A quarentena determinada pela Covid-19 trouxe à tona uma questão há muito tempo discutida por economistas e formuladores de políticas públicas: a possibilidade de destinar uma renda básica às camadas mais pobres da população, sobretudo em momentos de crise.
Entre as medidas do governo para atenuar os impactos da pandemia, a proposta de renda básica – também chamada de renda mínima – está sendo materializada no auxílio de R$ 600 concedido a trabalhadores informais, mulheres chefes de família e outros segmentos penalizados pela paralisação inédita da atividade econômica. Porém, de acordo com especialistas, embora relevante, essa renda está longe de ser suficiente, considerando que equivale a pouco mais de metade de um salário mínimo.
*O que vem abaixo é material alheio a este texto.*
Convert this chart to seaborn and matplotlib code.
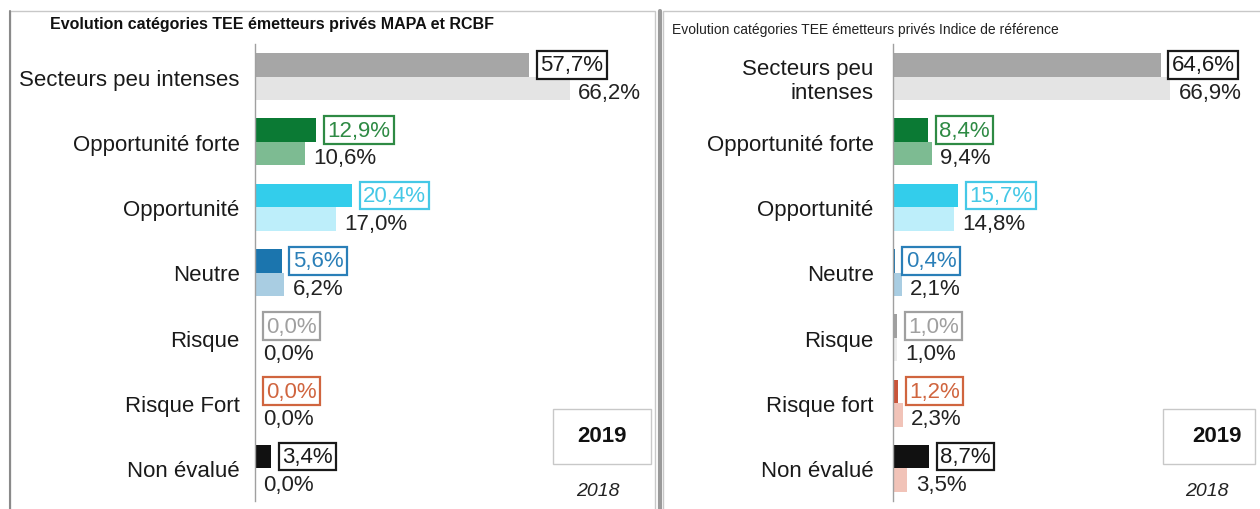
import numpy as np
import pandas as pd
import matplotlib
matplotlib.use('Agg')
import matplotlib.pyplot as plt
import seaborn as sns
from matplotlib.patches import Rectangle
from matplotlib.lines import Line2D

# Données
categories_left = ['Secteurs peu intenses', 'Opportunité forte', 'Opportunité', 'Neutre',
                   'Risque', 'Risque Fort', 'Non évalué']
categories_right = ['Secteurs peu\nintenses', 'Opportunité forte', 'Opportunité', 'Neutre',
                    'Risque', 'Risque fort', 'Non évalué']
years = ['2019', '2018']
left_2019 = [57.7, 12.9, 20.4, 5.6, 0.0, 0.0, 3.4]
left_2018 = [66.2, 10.6, 17.0, 6.2, 0.0, 0.0, 0.0]
right_2019 = [64.6, 8.4, 15.7, 0.4, 1.0, 1.2, 8.7]
right_2018 = [66.9, 9.4, 14.8, 2.1, 1.0, 2.3, 3.5]

title_left = 'Evolution catégories TEE émetteurs privés MAPA et RCBF'
title_right = 'Evolution catégories TEE émetteurs privés Indice de référence'

colors_2019 = ['#a6a6a6', '#0b7a34', '#33cdeb', '#1b75ae', '#a0a0a0', '#c9553a', '#111111']
colors_2018 = ['#e4e4e4', '#7dbb92', '#bdeefa', '#a9cde2', '#ececec', '#f1c3b8', '#f1c3b8']
label_colors = ['#1a1a1a', '#2e8a44', '#45c8e6', '#2a7fb8', '#a0a0a0', '#d0653f', '#1a1a1a']

W, H = 1260, 510


def fmt(v):
    return f'{v:.1f}'.replace('.', ',') + '%'


def fig_rect(x0, y0, x1, y1):
    # coordonnées en pixels (origine en haut à gauche) -> fraction de figure
    return [x0 / W, 1 - y1 / H, (x1 - x0) / W, (y1 - y0) / H]


def draw_panel(ax, cats, v19, v18, xmax, pad):
    df = pd.DataFrame({
        'categorie': cats * 2,
        'annee': [years[0]] * len(cats) + [years[1]] * len(cats),
        'valeur': v19 + v18,
    })
    sns.barplot(data=df, x='valeur', y='categorie', hue='annee', hue_order=years,
                order=cats, orient='h', width=0.72, saturation=1, legend=False,
                err_kws={'linewidth': 0}, ax=ax)

    cont19, cont18 = ax.containers[0], ax.containers[1]
    for bar, c in zip(cont19, colors_2019):
        bar.set_facecolor(c)
        bar.set_edgecolor('none')
    for bar, c in zip(cont18, colors_2018):
        bar.set_facecolor(c)
        bar.set_edgecolor('none')

    # étiquettes 2019 encadrées
    for bar, v, lc in zip(cont19, v19, label_colors):
        y = bar.get_y() + bar.get_height() / 2
        ax.annotate(fmt(v), xy=(bar.get_width(), y), xytext=(8, 0),
                    textcoords='offset points', ha='left', va='center',
                    fontsize=16, color=lc,
                    bbox=dict(boxstyle='square,pad=0.15', fc='white', ec=lc, lw=1.6))
    # étiquettes 2018
    for bar, v in zip(cont18, v18):
        y = bar.get_y() + bar.get_height() / 2
        ax.annotate(fmt(v), xy=(bar.get_width(), y), xytext=(6, -3),
                    textcoords='offset points', ha='left', va='center',
                    fontsize=16, color='#222222')

    ax.set_xlim(0, xmax)
    ax.set_ylim(len(cats) - 0.5, -0.5)
    ax.set_xticks([])
    ax.set_xlabel('')
    ax.set_ylabel('')
    for s in ['top', 'right', 'bottom']:
        ax.spines[s].set_visible(False)
    ax.spines['left'].set_color('#a0a0a0')
    ax.spines['left'].set_linewidth(1)
    ax.set_yticks(np.arange(-0.5, len(cats), 1), minor=True)
    ax.tick_params(axis='y', which='major', length=0, pad=pad, labelsize=16,
                   labelcolor='#1a1a1a')
    ax.tick_params(axis='y', which='minor', length=5, width=1, color='#a0a0a0')
    ax.set_facecolor('none')


sns.set_theme(style='white')
plt.rcParams['font.family'] = ['Liberation Sans', 'DejaVu Sans']

fig = plt.figure(figsize=(W / 100, H / 100), dpi=100)
fig.patch.set_facecolor('white')

# cadres des deux panneaux
fig.add_artist(Rectangle((10 / W, -0.05), (655 - 10) / W, 1 - 12 / H + 0.05,
                         transform=fig.transFigure, fill=False, ec='#c8c8c8', lw=1))
fig.add_artist(Line2D([10 / W, 10 / W], [-0.05, 1 - 12 / H], transform=fig.transFigure,
                      color='#8a8a8a', lw=1.5))
fig.add_artist(Rectangle((663 / W, -0.05), (1262 - 663) / W, 1 - 12 / H + 0.05,
                         transform=fig.transFigure, fill=False, ec='#c8c8c8', lw=1))
fig.add_artist(Line2D([660 / W, 660 / W], [-0.05, 1 - 12 / H], transform=fig.transFigure,
                      color='#9a9a9a', lw=3))

ax1 = fig.add_axes(fig_rect(255, 45, 640, 502))
ax2 = fig.add_axes(fig_rect(893, 45, 1245, 502))

draw_panel(ax1, categories_left, left_2019, left_2018, 81, 11)
draw_panel(ax2, categories_right, right_2019, right_2018, 85, 14)

fig.text(50 / W, 1 - 25 / H, title_left, fontsize=11.5, fontweight='bold',
         ha='left', va='center', color='#111111')
fig.text(672 / W, 1 - 30 / H, title_right, fontsize=10,
         ha='left', va='center', color='#222222')

# encadrés "2019" / "2018"
for x0, x1, xt19, xt18 in [(553, 651, 602, 598), (1163, 1255, 1217, 1207)]:
    fig.add_artist(Rectangle((x0 / W, 1 - 465 / H), (x1 - x0) / W, 55 / H,
                             transform=fig.transFigure, fill=False, ec='#c8c8c8', lw=1))
    fig.text(xt19 / W, 1 - 437 / H, years[0], fontsize=16, fontweight='bold',
             ha='center', va='center', color='#111111')
    fig.text(xt18 / W, 1 - 492 / H, years[1], fontsize=14, fontstyle='italic',
             ha='center', va='center', color='#222222')

fig.savefig('out.png', dpi=100, facecolor='white')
A Agemt conversou com dois especialistas da área econômica e administrativa, que explicaram o conceito de renda básica e se posicionaram sobre sua aplicabilidade no cenário brasileiro.
O primeiro entrevistado foi Paulo Feldmann, professor livre-docente do Departamento de Administração da Faculdade de Economia e a Administração (FEA) da USP e doutor em administração pela Fundação Getúlio Vargas. O segundo foi João Almeida Santos, professor de economia da Universidade Metodista de São Paulo e doutor em economia pela PUC-SP.
Os dois destacaram a importância de programas de renda mínima, não apenas no atual contexto de crise, mas também para o futuro. Feldmann observou que alguns países, como a Dinamarca e a Finlândia, já adotaram a medida de forma permanente, buscando amortecer os impactos do desemprego, que, por razões tecnológicas, inevitavelmente irá aumentar no futuro.
Feldmann disse que é inegável que muitas pessoas hoje assumem funções não muito valorizadas pela sociedade, como trabalhos de caráter mais braçal, como delivery, telemarketing, entre outros. Após a precarização por que têm passado nos últimos tempos, esses postos de trabalho caminharão para a automação completa, ou seja, a mão de obra humana será substituída por máquinas com maior capacidade de trabalho e inteligência cada vez mais desenvolvida.
O professor da USP contou que o Japão, considerado uma das maiores potências tecnológicas do mundo, está implantando pela segunda vez a renda básica. Após um primeiro teste, os resultados foram verificados e serviram de base para uma segunda edição aprimorada do programa, aplicado em forma de lei em todo o território japonês.
Segundo Feldmann, esses países concluíram que a renda mínima é a melhor medida para salvar grande parte da população de uma crise econômica sem precedentes.
Almeida, por sua vez, disse que a precarização do trabalho ressalta a necessidade de programas de renda básica. Ele comentou que os trabalhadores precarizados (por exemplo os motoboys autônomos que trabalham para empresas como Rappi e Ifood) mal conseguem se sustentar com o que recebem, já que não têm um salário fixo e muito menos direitos trabalhistas.
“A precarização está na relação entre empregador e trabalhador e a forma em que o trabalho é realizado. Não existe contrato formal de trabalho (ou, quando existe, ele é como falso empreendedor com registro de MEI – microempreendedor individual), além de outros problemas graves para o trabalhador, como a falta de jornada de trabalho definida, falta de EPI – equipamento de proteção individual –, equipamento inadequado e etc”, comentou Almeida.
Os dois entrevistados concordaram que os recursos não devem vir apenas do governo federal, mas da taxação de grandes riquezas e de impostos sobre os bancos. “O principal problema da renda básica é de onde irão sair os recursos, já que o governo não possui uma riqueza infinita. Nos países escandinavos há impostos sobre as grandes riquezas, aqui no Brasil isso seria primordial para angariar recursos e destina-los à população”, disse Feldmann.
Mas, para fazer isso, salientou, seria necessária uma reforma total no sistema tributário do país, que é extremamente desigual: os que têm menos renda pagam relativamente mais impostos do que os que possuem mais. “O ponto central de uma reforma tributária é sempre o imposto de renda, onde as pessoas muito ricas devem pagar taxas muito mais altas do que as pessoas mais pobres. Com essa mudança, o governo federal destinaria esse recurso para as áreas principais, como educação, saúde, segurança pública e etc., além de poder destinar parte desses ganhos para o projeto de renda mínima”, acrescentou Feldmann.
O professor da USP considera insatisfatório o auxílio de R$ 600 anunciado pelo governo para amortecer os impactos da pandemia. “Os R$ 600 não serão suficientes. Esse valor terá que aumentar muito, não existe outra saída para a economia que não seja a diminuição do neoliberalismo, pois o governo deve intervir na economia. O governo é que precisa salvar e auxiliar a população nesses tempos de crise, priorizando as necessidades da população em detrimento do lucro privado."